Its funny how sometimes there are just themes that happen is different seasons of your life. Things you end up having conversations about multiple times with different people with out planning the conversations... things that just keep coming up and if we stop and listen maybe we will see that there is something we need to learn in that.
We are in an interesting season... we are in a season where in some areas we are in transition with a few different things and in some other things we are living in the result of a lot of hard work put in over a long time... and I can be quick to not sit in that and instead plan for the next thing instead of taking a moment to sit in what I have put the time and effort in already. There are also a few parts of life that have some friction right now. Its just a different season then we have been in.

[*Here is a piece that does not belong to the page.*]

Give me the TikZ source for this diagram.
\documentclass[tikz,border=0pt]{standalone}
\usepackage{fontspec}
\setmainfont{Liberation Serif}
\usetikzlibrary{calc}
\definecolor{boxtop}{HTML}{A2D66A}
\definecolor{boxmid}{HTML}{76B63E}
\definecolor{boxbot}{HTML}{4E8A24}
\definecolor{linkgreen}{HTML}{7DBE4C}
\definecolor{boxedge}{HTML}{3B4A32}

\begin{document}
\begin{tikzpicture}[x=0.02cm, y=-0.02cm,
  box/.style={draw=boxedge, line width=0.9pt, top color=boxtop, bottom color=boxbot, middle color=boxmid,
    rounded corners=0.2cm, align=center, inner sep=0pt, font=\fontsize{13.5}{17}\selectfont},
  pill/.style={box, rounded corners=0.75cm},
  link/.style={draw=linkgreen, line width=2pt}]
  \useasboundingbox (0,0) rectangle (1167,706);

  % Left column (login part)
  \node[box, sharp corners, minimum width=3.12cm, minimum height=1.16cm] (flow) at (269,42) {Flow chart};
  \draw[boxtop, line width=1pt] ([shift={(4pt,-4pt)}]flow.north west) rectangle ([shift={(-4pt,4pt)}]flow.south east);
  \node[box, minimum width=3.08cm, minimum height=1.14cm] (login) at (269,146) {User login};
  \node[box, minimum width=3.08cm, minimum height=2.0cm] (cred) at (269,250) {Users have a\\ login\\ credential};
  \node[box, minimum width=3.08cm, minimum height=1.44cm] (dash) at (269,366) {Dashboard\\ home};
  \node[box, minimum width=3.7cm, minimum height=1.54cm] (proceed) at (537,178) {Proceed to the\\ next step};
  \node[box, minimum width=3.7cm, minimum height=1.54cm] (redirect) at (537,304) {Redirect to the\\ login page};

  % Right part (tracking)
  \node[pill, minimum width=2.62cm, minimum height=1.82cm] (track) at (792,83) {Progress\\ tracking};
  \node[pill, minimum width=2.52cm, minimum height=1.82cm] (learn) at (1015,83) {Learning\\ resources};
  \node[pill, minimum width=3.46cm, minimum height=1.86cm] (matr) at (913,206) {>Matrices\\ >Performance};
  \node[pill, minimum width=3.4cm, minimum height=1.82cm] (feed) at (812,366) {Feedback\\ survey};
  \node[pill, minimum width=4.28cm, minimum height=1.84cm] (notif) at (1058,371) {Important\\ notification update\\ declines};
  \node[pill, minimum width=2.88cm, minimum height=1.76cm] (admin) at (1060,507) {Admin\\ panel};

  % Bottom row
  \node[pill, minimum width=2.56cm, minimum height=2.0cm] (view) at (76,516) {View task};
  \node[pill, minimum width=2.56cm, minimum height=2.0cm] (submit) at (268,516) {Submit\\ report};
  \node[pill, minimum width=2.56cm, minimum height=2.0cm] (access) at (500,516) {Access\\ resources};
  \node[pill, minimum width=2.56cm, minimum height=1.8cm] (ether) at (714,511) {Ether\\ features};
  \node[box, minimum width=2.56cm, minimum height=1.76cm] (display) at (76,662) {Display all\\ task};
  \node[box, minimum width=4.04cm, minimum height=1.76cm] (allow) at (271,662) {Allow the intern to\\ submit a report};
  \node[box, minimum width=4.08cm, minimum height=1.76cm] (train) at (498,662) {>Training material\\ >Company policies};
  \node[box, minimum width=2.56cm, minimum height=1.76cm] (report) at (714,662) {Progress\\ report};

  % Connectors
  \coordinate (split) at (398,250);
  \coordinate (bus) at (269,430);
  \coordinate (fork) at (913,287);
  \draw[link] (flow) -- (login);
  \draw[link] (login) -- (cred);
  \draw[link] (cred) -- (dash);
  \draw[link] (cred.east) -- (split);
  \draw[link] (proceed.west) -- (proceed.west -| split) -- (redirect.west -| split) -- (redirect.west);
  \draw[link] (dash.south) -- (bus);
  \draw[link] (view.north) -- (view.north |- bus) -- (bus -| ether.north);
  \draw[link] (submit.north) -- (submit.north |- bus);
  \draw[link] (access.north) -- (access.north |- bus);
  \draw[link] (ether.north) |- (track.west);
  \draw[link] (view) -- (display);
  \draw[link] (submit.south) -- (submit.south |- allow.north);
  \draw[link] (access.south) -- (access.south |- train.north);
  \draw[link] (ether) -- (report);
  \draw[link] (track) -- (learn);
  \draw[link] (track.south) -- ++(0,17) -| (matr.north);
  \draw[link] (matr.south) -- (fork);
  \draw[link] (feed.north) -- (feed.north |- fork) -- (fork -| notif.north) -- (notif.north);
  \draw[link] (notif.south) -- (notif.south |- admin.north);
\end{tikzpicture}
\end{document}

I was listening to a podcast recently (I don't remember which one) and someone asked something along the lines of how do you want people to feel when they are around you. I try to be intentional in many things but thinking about how others feel when they are around me is not something I had ever thought about. And instead of having an answer right away, like I feel most comfortable with, I sat with the question for a while.
In elementary school I was the award kid who wasn't very good at school, or sports, or art... I was uncoordinated and most things did not come easy for me. At my core I really know what it is like to be left out, forgotten or overseen because there are seasons in my life that I have felt that soooo deeply. Part of my life where I just wanted to be noticed.
People will argue that there are healthy and unhealthy ways to get attention... I would argue that there is unhealthy and dangerous ways to get attention... because of the heart... yes actions like helping others for attention does provide help in the world but it still has a heart issue and it can still destroy a person... it will be less outwardly destructive as "bad" attention seeking behaviors but they both lead to really dark heart places... and in one people see you need help and in the other people are praising you and encouraging you to do more...
Those seasons of my life left a mark on me. I still really often wonder if I am welcome places, if people like me for me, if when people invite me if they really mean it. There are sometimes where this is really unhealthy. There are times that causes me to push people away in self preservation. There are times it makes me wonder if someone who is likely being loving to me really cares about me at all. There are times it stands in the way of me making steps to make true connections with people.
So I wrestled for a bit with the question of how I want others to feel around me in light of how I feel about a lot of different things. And I have come to...
I want people to feel welcome.
I want people to feel like they can always sit at my table.
That they can come to me when the need something.
That they are always invited and included.
I know I often stink at this though... I know that it is often my stuff getting in the way. I often think after the fact how I could have been more welcoming... I see my shortcomings.
But that is my goal... to live my life in such a way that everyone feels welcome.
I am still figuring out how to do that practically... and I will royally mess it up sometimes... but I want to be intentional about that. I don't want to get so busy that I miss the people... that I miss hearts.
And I know there are seasons and days where I am better at this then others... but my rough seasons should never been a reason to make people feel unwelcome.
And there are times I know that with the best intentions I try to be extra helpful and fix everything for everyone... and I am learning that I can get really burnt out with that too and then I push people away and make them feel unwelcome so I am learning balance there too...
But can you imagine how amazing the world would be if everyone felt welcome?!
Because all of the reasons that we normally give about why we don't welcome some groups is because we are afraid of them overstaying their welcome but if we all were genuinely welcome and loved that would not be a problem because people would be filled... many times when people feel someone else has overstayed their welcome it is because the other person is afraid that if the situation changes at all that they will never be loved again... how can we change that? How can we make people feel secure in their welcome and the fact that they are loved for who they are. Can you imagine how hearts would be changed? How in the end behaviors that push each other away would change.
So know, that in my life you are welcome... you are wanted and you are loved.